Phase 2: Feature-Flagged Queue Configuration

Next, we needed to make our application code flexible enough to handle both the old and new queue configurations. We introduced a USE_QUORUM_QUEUES environment variable (a common feature flag pattern) to control which type of queues to create:

from kombu import Queue, Exchange
from django.conf import settings

def build_queue(queue_name: str) -> Queue:
    queue_type = "quorum" if settings.USE_QUORUM_QUEUES else "classic"
    exchange_type = "topic" if settings.USE_QUORUM_QUEUES else "direct"

    return Queue(
        name=queue_name,
        exchange=Exchange(queue_type, type=exchange_type),
        queue_arguments={"x-queue-type": queue_type}
    )

task_queues = [build_queue("first_queue"), ..., build_queue("last_queue")]

When we deployed this change, Kubernetes did its usual rolling update, and pods gradually switched from chost to qhost. This meant we temporarily had some pods on the old vhost and some on the new one, which was totally fine. Any stragglers would get caught in Phase 3.

Phase 3: Message Transfer with ETA Transformation

Here’s where things got interesting. We needed to transfer potentially millions of messages from chost to qhost without losing any data or causing downtime.

At first glance, this sounds like a perfect job for RabbitMQ’s Shovel plugin, right? Just copy messages from one vhost to another. Unfortunately, a shovel copies messages as-is, including the eta header. That’s exactly what we’re trying to avoid—those headers would cause workers to block, bringing us right back to square one.

Instead, we had to transform messages during transfer. The idea was to replicate what Celery does internally when Native Delayed Delivery is enabled: extract the ETA header, calculate the appropriate delay-based routing key, and route to the right exchange. If you want to understand how this works under the hood, this guide explains the mechanics well.

Here’s the core logic (simplified for clarity):

Show/hide code
import pika  # RabbitMQ Python client: https://pika.readthedocs.io/
from kombu.transport import native_delayed_delivery as kombu_utils

def get_routing_details(method, properties, queue_name):
    target_exchange_name = method.exchange or queue_name
    target_routing_key = method.routing_key or queue_name

    eta_str = str(properties.headers.pop("eta", ""))
    countdown_in_seconds = compute_countdown(eta_str)
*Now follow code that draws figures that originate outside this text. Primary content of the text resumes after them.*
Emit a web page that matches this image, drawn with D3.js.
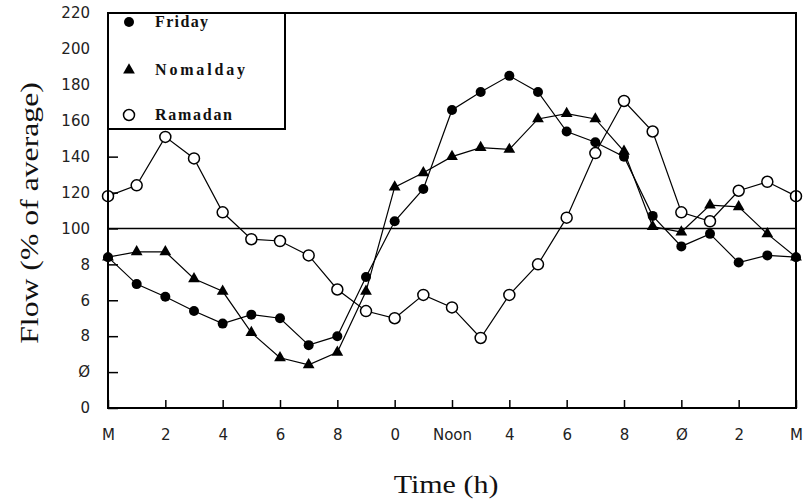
<!DOCTYPE html>
<html><head><meta charset="utf-8">
<script src="https://cdn.jsdelivr.net/npm/d3@7"></script>
<style>body{margin:0;background:#fff}svg{display:block}</style>
</head><body>
<svg id="c" width="804" height="501"></svg>
<script>
const hours = [0,1,2,3,4,5,6,7,8,9,10,11,12,13,14,15,16,17,18,19,20,21,22,23,24];
const friday = [84,69,62,54,47,52,50,35,40,73,104,122,166,176,185,176,154,148,140,107,90,97,81,85,84];
const normalday = [84,87,87,72,65,42,28,24,31,65,123,131,140,145,144,161,164,161,143,101,98,113,112,97,84];
const ramadan = [118,124,151,139,109,94,93,85,66,54,50,63,56,39,63,80,106,142,171,154,109,104,121,126,118];
const seriesNames = ["Friday","Nomalday","Ramadan"];
const xTickValues = [0,2,4,6,8,10,12,14,16,18,20,22,24];
const xTickLabels = ["M","2","4","6","8","0","Noon","4","6","8","Ø","2","M"];
const yTickValues = [0,20,40,60,80,100,120,140,160,180,200,220];
const yTickLabels = ["0","Ø","8","6","8","100","120","140","160","180","200","220"];
const refValue = 100;

const svg = d3.select("#c");
const L=108,R=796,T=13,B=408;
const x = d3.scaleLinear().domain([0,24]).range([L,R]);
const y = d3.scaleLinear().domain([0,220]).range([B,T]);

svg.append("rect").attr("width",804).attr("height",501).attr("fill","#fff");

const yAxis = d3.axisLeft(y).tickValues(yTickValues).tickSize(-10).tickPadding(18)
  .tickFormat((d,i)=>yTickLabels[i]);
const gy = svg.append("g").attr("transform",`translate(${L},0)`).call(yAxis);
gy.select(".domain").remove();
gy.selectAll("line").attr("stroke","#000").attr("stroke-width",1.5);
gy.selectAll("text").attr("font-family","DejaVu Sans").attr("font-size",15).attr("fill","#222");

const xAxis = d3.axisBottom(x).tickValues(xTickValues).tickSize(-8).tickPadding(21)
  .tickFormat((d,i)=>xTickLabels[i]);
const gx = svg.append("g").attr("transform",`translate(0,${B})`).call(xAxis);
gx.select(".domain").remove();
gx.selectAll("line").attr("stroke","#000").attr("stroke-width",1.5);
gx.selectAll("text").attr("font-family","DejaVu Sans").attr("font-size",15).attr("fill","#222");

svg.append("line").attr("x1",L).attr("x2",R).attr("y1",y(refValue)).attr("y2",y(refValue))
  .attr("stroke","#000").attr("stroke-width",1.5);

const data = [friday, normalday, ramadan];
const line = d3.line().x((d,i)=>x(hours[i])).y(d=>y(d));
data.forEach(s=>{
  svg.append("path").attr("d",line(s)).attr("fill","none").attr("stroke","#000").attr("stroke-width",1.2);
});

const tri = d3.symbol().type(d3.symbolTriangle).size(60);
function marker(g, k, cx, cy){
  if(k===0){
    g.append("circle").attr("cx",cx).attr("cy",cy).attr("r",5).attr("fill","#000");
  } else if(k===1){
    g.append("path").attr("d",tri()).attr("transform",`translate(${cx},${cy})`).attr("fill","#000");
  } else {
    g.append("circle").attr("cx",cx).attr("cy",cy).attr("r",5.5).attr("fill","#fff").attr("stroke","#000").attr("stroke-width",1.5);
  }
}
const gm = svg.append("g");
data.forEach((s,k)=>{
  s.forEach((v,i)=>marker(gm,k,x(hours[i]),y(v)));
});

svg.append("rect").attr("x",L).attr("y",T).attr("width",R-L).attr("height",B-T)
  .attr("fill","none").attr("stroke","#000").attr("stroke-width",2);

const lg = svg.append("g");
lg.append("rect").attr("x",L).attr("y",T).attr("width",285-L).attr("height",129-T)
  .attr("fill","#fff").attr("stroke","#000").attr("stroke-width",2);
const ly = [22,70,115];
const lw = [53,90,77];
seriesNames.forEach((n,k)=>{
  marker(lg,k,129,ly[k]);
  lg.append("text").attr("x",155).attr("y",ly[k]+5).text(n)
    .attr("font-family","Liberation Serif").attr("font-weight","bold").attr("font-size",16)
    .attr("textLength",lw[k]).attr("lengthAdjust","spacing").attr("fill","#111");
});

svg.append("text").attr("transform","translate(446,493) scale(1.2,1)").attr("text-anchor","middle")
  .attr("font-family","Liberation Serif").attr("font-size",25).attr("fill","#111").text("Time (h)");
svg.append("text").attr("transform","translate(38,213) rotate(-90) scale(1.22,1)").attr("text-anchor","middle")
  .attr("font-family","Liberation Serif").attr("font-size",26).attr("fill","#111").text("Flow (% of average)");
</script>
</body></html>
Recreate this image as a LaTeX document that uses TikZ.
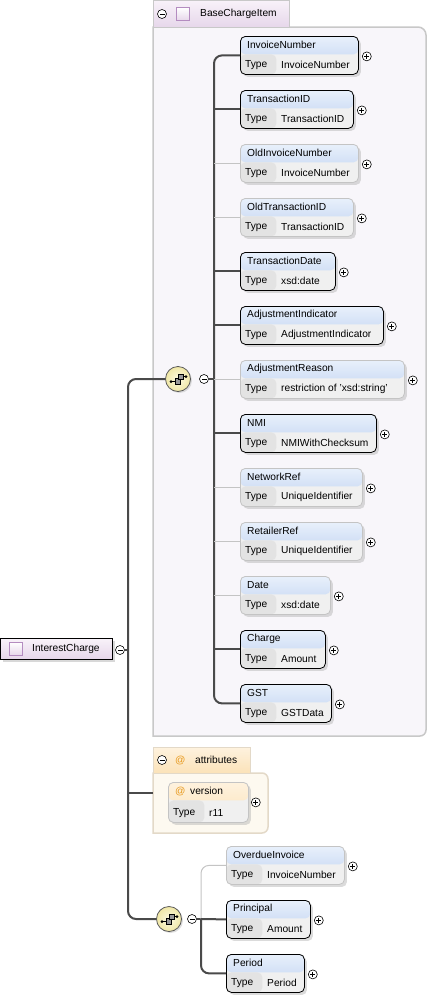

    if countdown_in_seconds and countdown_in_seconds > 0:
        target_routing_key = kombu_utils.calculate_routing_key(int(countdown_in_seconds), target_routing_key)
        target_exchange_name = "celery_delayed_27"

    return target_routing_key, target_exchange_name

chost_connection_string = read_from_env("CHOST_CONNECTION_STRING")
qhost_connection_string = read_from_env("QHOST_CONNECTION_STRING")

source_channel = pika.BlockingConnection(pika.URLParameters(chost_connection_string)).channel()
dest_channel = pika.BlockingConnection(pika.URLParameters("amqps://user:pwd@host:port/qhost")).channel()

for method, properties, body in source_channel.consume("target_queue"):
    try:
        routing_key, exchange = get_routing_details(method, properties, "target_queue")
        dest_channel.basic_publish(exchange=exchange, routing_key=routing_key,
                                          body=body, properties=properties)
        source_conn.channel().basic_ack(delivery_tag=method.delivery_tag)
    except Exception:
        source_conn.channel().basic_nack(delivery_tag=method.delivery_tag, requeue=True)

Some notes on the shoveling part:

  • The above is pseudocode to illustrate the concept. Our production version uses aio_pika for async I/O (to avoid blocking), multiprocessing to handle high throughput, message backups for disaster recovery, and extensive logging to track everything.
  • The script was deployed to run as a daemon, and would only work if USE_QUORUM_QUEUES was set to True.
  • More mechanics were in place to determine if there were any messages to transfer in the first place, do transfers in batches, etc.

Phase 4 & 5: Cleanup and Upgrade

Once all messages were safely transferred to qhost, our platform team took over for the final steps. They deleted the chost virtual host (which removed all the classic queues that are incompatible with v4), and then performed a rolling upgrade to RabbitMQ v4.2.2.

And that was it! We successfully migrated from RabbitMQ v3 to v4 with zero downtime, while preserving ETA task behavior and handling 8M messages/day across all our environments.